'''

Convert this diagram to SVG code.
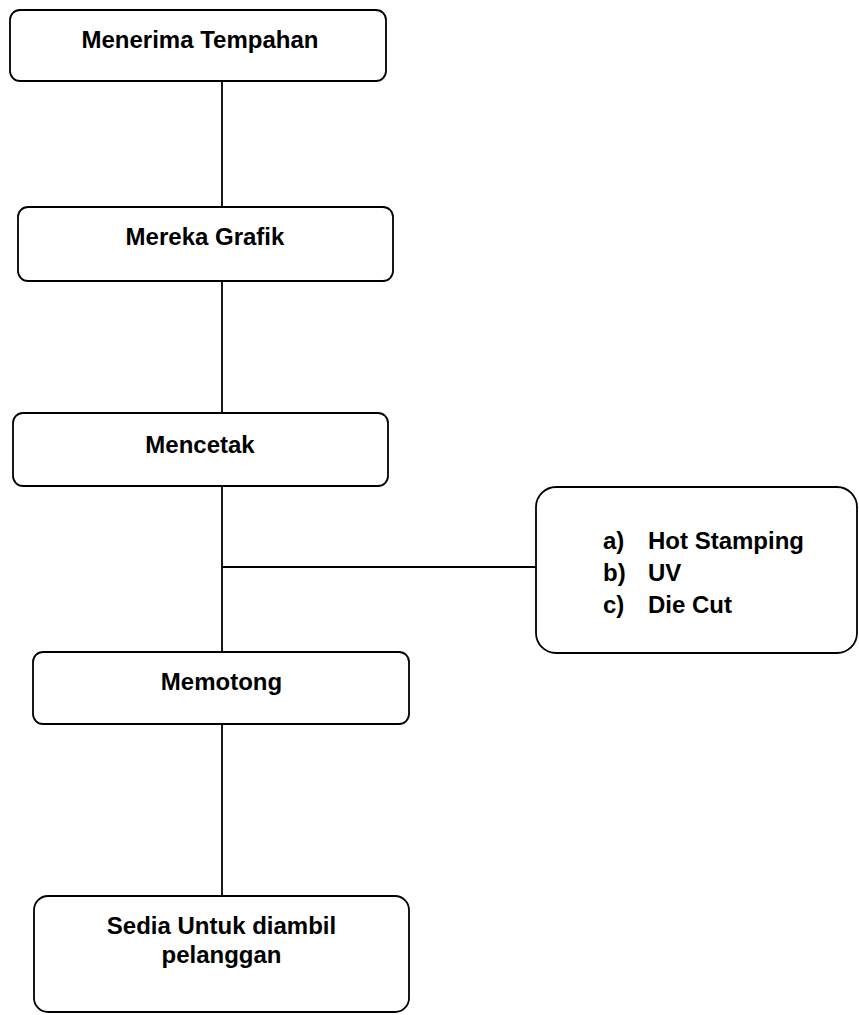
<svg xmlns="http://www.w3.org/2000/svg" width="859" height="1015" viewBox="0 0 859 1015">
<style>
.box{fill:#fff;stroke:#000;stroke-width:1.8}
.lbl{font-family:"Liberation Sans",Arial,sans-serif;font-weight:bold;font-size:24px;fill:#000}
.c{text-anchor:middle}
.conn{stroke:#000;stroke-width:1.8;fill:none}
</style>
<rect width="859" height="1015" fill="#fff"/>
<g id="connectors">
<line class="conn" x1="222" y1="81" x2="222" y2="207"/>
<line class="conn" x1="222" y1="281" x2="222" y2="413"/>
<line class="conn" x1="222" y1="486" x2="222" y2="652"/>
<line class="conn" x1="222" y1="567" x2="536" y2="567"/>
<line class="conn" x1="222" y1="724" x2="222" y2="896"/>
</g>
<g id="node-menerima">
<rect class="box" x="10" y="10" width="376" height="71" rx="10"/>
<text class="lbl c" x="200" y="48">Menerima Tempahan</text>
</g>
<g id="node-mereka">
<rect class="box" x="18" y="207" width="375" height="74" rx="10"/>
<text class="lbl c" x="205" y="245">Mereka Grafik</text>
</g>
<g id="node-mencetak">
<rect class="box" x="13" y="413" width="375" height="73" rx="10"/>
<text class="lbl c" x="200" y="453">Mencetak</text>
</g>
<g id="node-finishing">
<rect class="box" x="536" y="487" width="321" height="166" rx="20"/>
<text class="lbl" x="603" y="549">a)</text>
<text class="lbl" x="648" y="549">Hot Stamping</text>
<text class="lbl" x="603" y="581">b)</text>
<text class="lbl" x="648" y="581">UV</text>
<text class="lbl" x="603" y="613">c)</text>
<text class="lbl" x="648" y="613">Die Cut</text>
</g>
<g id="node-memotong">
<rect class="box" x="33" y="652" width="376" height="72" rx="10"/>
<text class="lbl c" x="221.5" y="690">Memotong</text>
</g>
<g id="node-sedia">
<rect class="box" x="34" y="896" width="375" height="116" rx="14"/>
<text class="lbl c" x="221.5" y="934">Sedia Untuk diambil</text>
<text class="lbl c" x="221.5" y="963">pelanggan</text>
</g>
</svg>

'''

Reproduce the full listing above verbatim, with no pictures included.

## [EXERCISE SOLUTION]
Convert this diagram to SVG code.
<svg xmlns="http://www.w3.org/2000/svg" width="859" height="1015" viewBox="0 0 859 1015">
<style>
.box{fill:#fff;stroke:#000;stroke-width:1.8}
.lbl{font-family:"Liberation Sans",Arial,sans-serif;font-weight:bold;font-size:24px;fill:#000}
.c{text-anchor:middle}
.conn{stroke:#000;stroke-width:1.8;fill:none}
</style>
<rect width="859" height="1015" fill="#fff"/>
<g id="connectors">
<line class="conn" x1="222" y1="81" x2="222" y2="207"/>
<line class="conn" x1="222" y1="281" x2="222" y2="413"/>
<line class="conn" x1="222" y1="486" x2="222" y2="652"/>
<line class="conn" x1="222" y1="567" x2="536" y2="567"/>
<line class="conn" x1="222" y1="724" x2="222" y2="896"/>
</g>
<g id="node-menerima">
<rect class="box" x="10" y="10" width="376" height="71" rx="10"/>
<text class="lbl c" x="200" y="48">Menerima Tempahan</text>
</g>
<g id="node-mereka">
<rect class="box" x="18" y="207" width="375" height="74" rx="10"/>
<text class="lbl c" x="205" y="245">Mereka Grafik</text>
</g>
<g id="node-mencetak">
<rect class="box" x="13" y="413" width="375" height="73" rx="10"/>
<text class="lbl c" x="200" y="453">Mencetak</text>
</g>
<g id="node-finishing">
<rect class="box" x="536" y="487" width="321" height="166" rx="20"/>
<text class="lbl" x="603" y="549">a)</text>
<text class="lbl" x="648" y="549">Hot Stamping</text>
<text class="lbl" x="603" y="581">b)</text>
<text class="lbl" x="648" y="581">UV</text>
<text class="lbl" x="603" y="613">c)</text>
<text class="lbl" x="648" y="613">Die Cut</text>
</g>
<g id="node-memotong">
<rect class="box" x="33" y="652" width="376" height="72" rx="10"/>
<text class="lbl c" x="221.5" y="690">Memotong</text>
</g>
<g id="node-sedia">
<rect class="box" x="34" y="896" width="375" height="116" rx="14"/>
<text class="lbl c" x="221.5" y="934">Sedia Untuk diambil</text>
<text class="lbl c" x="221.5" y="963">pelanggan</text>
</g>
</svg>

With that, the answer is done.